Now a study published in the June 10 issue of journal Science provides more fodder for the debate over the value of microlending. It looked at microloans given to just under 1,000 people in the Philippines who run very small businesses. Economists Dean Karlan of Yale University and Jonathan Zinman of Dartmouth College compared the outcomes for two similar groups, one that received microloans and one that did not, over roughly a one- to two-year period.

Their findings? Microloans don't help expand businesses nor did they contribute to a better sense of well-being among the borrowers.

But there were some surprising benefits.

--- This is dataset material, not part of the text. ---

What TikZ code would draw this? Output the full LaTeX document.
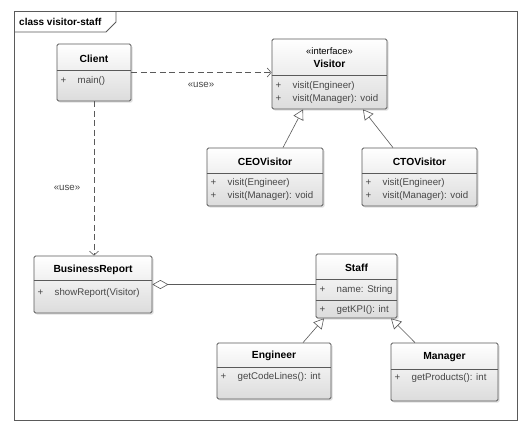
\documentclass[tikz,border=0pt]{standalone}
\usepackage{fontspec}
\setmainfont{Liberation Sans}
\usetikzlibrary{arrows.meta,fit,shadows}
\definecolor{umledge}{HTML}{5A5A5A}
\definecolor{umltext}{HTML}{474747}
\definecolor{umlfill}{HTML}{DCDCDC}
\newcommand{\mem}[1]{\makebox[17pt][l]{+}#1}
\tikzset{
    uc box/.style={draw=umledge, thick, rounded corners=1.5pt, inner sep=0pt,
                   top color=white, bottom color=umlfill,
                   drop shadow={shadow xshift=1.5pt, shadow yshift=-1.5pt, opacity=0.25}},
    uc sep/.style={draw=umledge, semithick},
    uc title/.style={font=\fontsize{10.3}{12}\selectfont\bfseries, inner sep=0pt},
    uc stereo/.style={font=\fontsize{9.4}{11}\selectfont, inner sep=0pt},
    uc mem/.style={font=\fontsize{9.7}{11}\selectfont, text=umltext, anchor=west, inner sep=0pt},
    uc use/.style={umledge, semithick, dash pattern=on 6pt off 3.5pt,
                   -{Straight Barb[length=4pt, width=9pt]}},
    uc gen/.style={umledge, semithick, -{Triangle[open, length=10pt, width=11pt, fill=white]}},
    uc agg/.style={umledge, semithick, {Diamond[open, length=16pt, width=9pt, fill=white]}-},
    uc lbl/.style={font=\fontsize{9.7}{11}\selectfont, text=umltext, inner sep=1pt},
    uc frame/.style={draw=umledge, thick},
}

\begin{document}
\begin{tikzpicture}[x=1pt, y=-1pt]
    \useasboundingbox[fill=white] (0,0) rectangle (531,434);
    % Frame
    \draw[uc frame] (14,11) rectangle (517,420);
    \draw[uc frame] (14,32) -- (106,32) -- (116,22) -- (116,11);
    \node[uc title, anchor=west, font=\fontsize{10}{12}\selectfont\bfseries]
        (frame) at (19,21.5) {class visitor-staff};
    % Client
    \node[uc box, fit={(57,44) (131,101)}] (client) {};
    \draw[uc sep] (client.west |- 0,70) -- (client.east |- 0,70);
    \node[uc title] (client t) at (94,58.5) {Client};
    \node[uc mem] (client m1) at (60.5,81) {\mem{main()}};
    % Visitor
    \node[uc box, fit={(272,39) (387,109)}] (visitor) {};
    \draw[uc sep] (visitor.west |- 0,75) -- (visitor.east |- 0,75);
    \node[uc stereo] (visitor s) at (329.5,51.5) {«interface»};
    \node[uc title] (visitor t) at (329.5,64) {Visitor};
    \node[uc mem] (visitor m1) at (275.5,86) {\mem{visit(Engineer)}};
    \node[uc mem] (visitor m2) at (275.5,99) {\mem{visit(Manager): void}};
    % CEOVisitor
    \node[uc box, fit={(207,148) (323,206)}] (ceo) {};
    \draw[uc sep] (ceo.west |- 0,173) -- (ceo.east |- 0,173);
    \node[uc title] (ceo t) at (265,161.5) {CEOVisitor};
    \node[uc mem] (ceo m1) at (210.5,183) {\mem{visit(Engineer)}};
    \node[uc mem] (ceo m2) at (210.5,196) {\mem{visit(Manager): void}};
    % CTOVisitor
    \node[uc box, fit={(362,148) (477,206)}] (cto) {};
    \draw[uc sep] (cto.west |- 0,173) -- (cto.east |- 0,173);
    \node[uc title] (cto t) at (419.5,161.5) {CTOVisitor};
    \node[uc mem] (cto m1) at (365.5,183) {\mem{visit(Engineer)}};
    \node[uc mem] (cto m2) at (365.5,196) {\mem{visit(Manager): void}};
    % BusinessReport
    \node[uc box, fit={(34,256) (152,313)}] (report) {};
    \draw[uc sep] (report.west |- 0,280) -- (report.east |- 0,280);
    \node[uc title] (report t) at (93,270) {BusinessReport};
    \node[uc mem] (report m1) at (37.5,293) {\mem{showReport(Visitor)}};
    % Staff
    \node[uc box, fit={(316,254) (397,318)}] (staff) {};
    \draw[uc sep] (staff.west |- 0,279) -- (staff.east |- 0,279);
    \draw[uc sep] (staff.west |- 0,300) -- (staff.east |- 0,300);
    \node[uc title] (staff t) at (356.5,268) {Staff};
    \node[uc mem] (staff m1) at (319.5,289.5) {\mem{name: String}};
    \node[uc mem] (staff m2) at (319.5,310) {\mem{getKPI(): int}};
    % Engineer
    \node[uc box, fit={(217,343) (331,399)}] (engineer) {};
    \draw[uc sep] (engineer.west |- 0,367) -- (engineer.east |- 0,367);
    \node[uc title] (engineer t) at (274,356) {Engineer};
    \node[uc mem] (engineer m1) at (220.5,377) {\mem{getCodeLines(): int}};
    % Manager
    \node[uc box, fit={(391,343) (498,401)}] (manager) {};
    \draw[uc sep] (manager.west |- 0,369) -- (manager.east |- 0,369);
    \node[uc title] (manager t) at (444.5,357) {Manager};
    \node[uc mem] (manager m1) at (394.5,378) {\mem{getProducts(): int}};
    % Dependencies
    \draw[uc use] (client.east) -- (client.east -| visitor.west);
    \node[uc lbl] (use1) at (201,85) {«use»};
    \draw[uc use] (client.south) -- (client.south |- report.north);
    \node[uc lbl] (use2) at (67,188) {«use»};
    % Generalizations
    \draw[uc gen] ([xshift=18pt]ceo.north) -- ([xshift=-26.5pt]visitor.south);
    \draw[uc gen] ([xshift=-26.5pt]cto.north) -- ([xshift=33.5pt]visitor.south);
    \draw[uc gen] ([xshift=29pt]engineer.north) -- ([xshift=-32.5pt]staff.south);
    \draw[uc gen] ([xshift=-29.5pt]manager.north) -- ([xshift=34.5pt]staff.south);
    % Aggregation
    \draw[uc agg] (report.east) -- (report.east -| staff.west);
\end{tikzpicture}
\end{document}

The loans helped families cope with other kinds of economic challenges, providing a way to manage their meager "cash flow." They used the money to do things like pay school fees and medical bills, and sometimes just to buy food.

"It is likely that helping poor families borrow and manage cash flow – reliably, flexibly, and for a range of uses – will end up being the truly big idea behind microcredit, even if it’s not the big idea that inspired the global movement," says Jonathan Morduch in an analysis piece that accompanies the study paper.

"The idea that microcredit creates a new class of hard-working, independent entrepreneurs sells well with investors and donors," he writes. "But it risks undermining support for what may be a more important reason to care about access to finance: that it helps families cope with economic challenges that may not be related to business."